§ COLLECTED DATA:

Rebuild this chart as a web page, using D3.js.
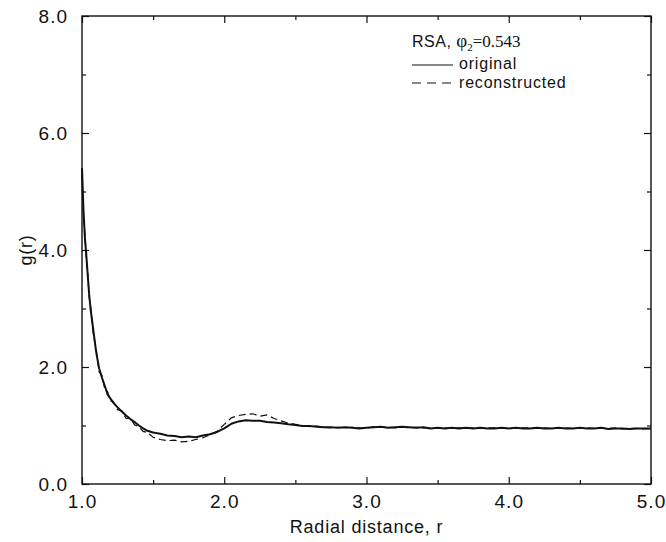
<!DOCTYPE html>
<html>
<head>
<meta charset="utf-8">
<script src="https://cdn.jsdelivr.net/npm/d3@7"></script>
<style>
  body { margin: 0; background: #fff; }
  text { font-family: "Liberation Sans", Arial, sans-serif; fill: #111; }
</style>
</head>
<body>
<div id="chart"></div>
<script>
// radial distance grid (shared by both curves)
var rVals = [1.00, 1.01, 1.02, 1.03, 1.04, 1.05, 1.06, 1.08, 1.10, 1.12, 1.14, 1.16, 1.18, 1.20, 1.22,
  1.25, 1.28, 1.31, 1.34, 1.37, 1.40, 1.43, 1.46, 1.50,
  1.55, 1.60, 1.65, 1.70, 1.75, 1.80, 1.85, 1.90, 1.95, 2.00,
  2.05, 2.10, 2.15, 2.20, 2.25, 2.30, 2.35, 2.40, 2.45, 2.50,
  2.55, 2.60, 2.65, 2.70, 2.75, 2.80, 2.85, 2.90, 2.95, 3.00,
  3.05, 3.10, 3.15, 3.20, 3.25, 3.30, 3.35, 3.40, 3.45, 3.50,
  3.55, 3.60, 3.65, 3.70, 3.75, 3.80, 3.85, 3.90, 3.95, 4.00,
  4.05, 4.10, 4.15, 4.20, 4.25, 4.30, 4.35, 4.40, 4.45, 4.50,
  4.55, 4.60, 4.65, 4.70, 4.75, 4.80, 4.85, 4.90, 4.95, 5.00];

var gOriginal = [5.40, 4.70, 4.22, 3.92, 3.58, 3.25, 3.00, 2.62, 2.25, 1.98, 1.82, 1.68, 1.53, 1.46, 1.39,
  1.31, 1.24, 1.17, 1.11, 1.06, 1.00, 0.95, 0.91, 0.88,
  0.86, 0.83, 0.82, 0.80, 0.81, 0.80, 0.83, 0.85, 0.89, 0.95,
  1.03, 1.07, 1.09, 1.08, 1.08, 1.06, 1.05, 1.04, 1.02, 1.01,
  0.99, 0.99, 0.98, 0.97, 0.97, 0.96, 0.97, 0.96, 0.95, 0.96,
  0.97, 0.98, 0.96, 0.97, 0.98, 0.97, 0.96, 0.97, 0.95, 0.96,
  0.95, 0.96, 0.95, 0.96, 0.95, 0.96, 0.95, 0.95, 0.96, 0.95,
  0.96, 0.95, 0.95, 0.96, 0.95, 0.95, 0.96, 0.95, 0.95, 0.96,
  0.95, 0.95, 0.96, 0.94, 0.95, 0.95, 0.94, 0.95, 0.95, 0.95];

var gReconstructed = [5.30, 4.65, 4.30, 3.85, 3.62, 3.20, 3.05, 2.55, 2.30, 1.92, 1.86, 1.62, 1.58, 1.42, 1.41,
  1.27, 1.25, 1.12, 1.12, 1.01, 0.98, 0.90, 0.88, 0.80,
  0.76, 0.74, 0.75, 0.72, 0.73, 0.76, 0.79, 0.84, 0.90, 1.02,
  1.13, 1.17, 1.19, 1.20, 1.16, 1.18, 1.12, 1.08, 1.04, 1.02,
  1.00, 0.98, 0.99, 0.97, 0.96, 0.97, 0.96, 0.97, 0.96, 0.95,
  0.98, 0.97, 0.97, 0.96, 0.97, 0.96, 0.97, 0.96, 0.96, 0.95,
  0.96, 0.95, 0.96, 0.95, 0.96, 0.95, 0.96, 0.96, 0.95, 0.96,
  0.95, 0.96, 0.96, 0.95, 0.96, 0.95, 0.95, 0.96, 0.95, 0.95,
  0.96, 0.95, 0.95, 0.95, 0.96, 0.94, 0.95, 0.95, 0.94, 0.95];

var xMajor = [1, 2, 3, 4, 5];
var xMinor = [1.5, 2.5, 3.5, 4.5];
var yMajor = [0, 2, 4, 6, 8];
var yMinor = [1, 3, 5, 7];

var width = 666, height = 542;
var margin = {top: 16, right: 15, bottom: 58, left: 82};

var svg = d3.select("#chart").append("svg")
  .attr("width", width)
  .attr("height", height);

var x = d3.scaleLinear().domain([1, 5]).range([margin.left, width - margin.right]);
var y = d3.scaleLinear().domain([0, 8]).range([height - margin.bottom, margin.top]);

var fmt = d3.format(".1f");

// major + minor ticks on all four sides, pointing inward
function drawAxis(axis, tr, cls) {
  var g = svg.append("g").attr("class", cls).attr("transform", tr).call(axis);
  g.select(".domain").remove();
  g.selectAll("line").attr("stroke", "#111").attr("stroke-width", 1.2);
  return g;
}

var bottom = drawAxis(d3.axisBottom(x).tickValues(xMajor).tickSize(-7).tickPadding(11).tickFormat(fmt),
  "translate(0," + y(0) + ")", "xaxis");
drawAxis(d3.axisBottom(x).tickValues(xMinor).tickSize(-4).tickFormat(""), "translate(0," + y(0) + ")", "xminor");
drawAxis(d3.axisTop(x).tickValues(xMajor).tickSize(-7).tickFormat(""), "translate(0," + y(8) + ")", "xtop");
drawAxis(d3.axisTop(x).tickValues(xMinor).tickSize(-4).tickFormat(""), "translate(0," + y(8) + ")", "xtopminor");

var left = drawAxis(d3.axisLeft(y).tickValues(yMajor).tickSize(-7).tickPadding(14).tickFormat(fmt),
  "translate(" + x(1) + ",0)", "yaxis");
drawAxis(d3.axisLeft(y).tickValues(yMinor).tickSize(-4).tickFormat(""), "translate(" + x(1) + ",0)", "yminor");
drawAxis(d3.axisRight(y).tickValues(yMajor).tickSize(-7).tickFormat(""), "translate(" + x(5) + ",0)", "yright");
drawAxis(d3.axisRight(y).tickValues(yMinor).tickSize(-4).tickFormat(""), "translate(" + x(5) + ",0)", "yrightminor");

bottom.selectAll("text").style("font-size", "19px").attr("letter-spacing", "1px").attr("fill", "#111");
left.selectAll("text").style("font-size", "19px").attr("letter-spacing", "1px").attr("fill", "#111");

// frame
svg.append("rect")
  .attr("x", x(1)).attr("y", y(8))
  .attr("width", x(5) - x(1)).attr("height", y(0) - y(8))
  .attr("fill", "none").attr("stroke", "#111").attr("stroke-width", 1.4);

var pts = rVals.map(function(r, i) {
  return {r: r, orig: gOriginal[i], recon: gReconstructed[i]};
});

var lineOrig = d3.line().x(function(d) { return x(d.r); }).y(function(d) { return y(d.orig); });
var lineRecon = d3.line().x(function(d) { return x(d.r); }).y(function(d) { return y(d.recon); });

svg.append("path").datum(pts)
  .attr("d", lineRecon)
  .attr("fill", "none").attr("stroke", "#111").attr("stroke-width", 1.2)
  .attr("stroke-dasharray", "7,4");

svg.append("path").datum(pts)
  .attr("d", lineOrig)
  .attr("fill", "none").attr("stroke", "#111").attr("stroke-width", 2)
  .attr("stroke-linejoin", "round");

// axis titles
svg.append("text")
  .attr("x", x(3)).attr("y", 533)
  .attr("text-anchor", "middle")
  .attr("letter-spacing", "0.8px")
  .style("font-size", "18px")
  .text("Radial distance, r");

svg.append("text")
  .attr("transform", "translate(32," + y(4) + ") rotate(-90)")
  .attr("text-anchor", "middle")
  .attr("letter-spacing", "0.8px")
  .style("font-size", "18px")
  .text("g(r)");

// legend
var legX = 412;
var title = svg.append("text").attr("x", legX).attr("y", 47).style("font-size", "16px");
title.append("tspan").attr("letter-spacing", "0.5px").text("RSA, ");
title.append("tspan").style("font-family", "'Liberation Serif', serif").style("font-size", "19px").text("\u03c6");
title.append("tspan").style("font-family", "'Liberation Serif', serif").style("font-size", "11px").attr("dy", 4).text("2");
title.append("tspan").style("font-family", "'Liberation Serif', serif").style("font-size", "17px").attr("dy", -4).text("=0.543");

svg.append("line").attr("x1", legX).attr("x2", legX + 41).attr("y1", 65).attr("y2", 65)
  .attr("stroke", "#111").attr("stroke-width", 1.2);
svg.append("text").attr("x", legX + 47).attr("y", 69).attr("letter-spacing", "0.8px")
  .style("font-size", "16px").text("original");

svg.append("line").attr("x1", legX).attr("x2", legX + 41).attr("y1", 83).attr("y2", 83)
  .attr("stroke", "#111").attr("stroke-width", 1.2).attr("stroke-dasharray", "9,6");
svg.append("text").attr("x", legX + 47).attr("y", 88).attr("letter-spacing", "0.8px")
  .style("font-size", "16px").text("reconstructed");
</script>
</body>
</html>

§ SET PROBLEM: Only a number is wanted: how many lines of the data above contain "chart"?

§ COMPLETED TASK: 3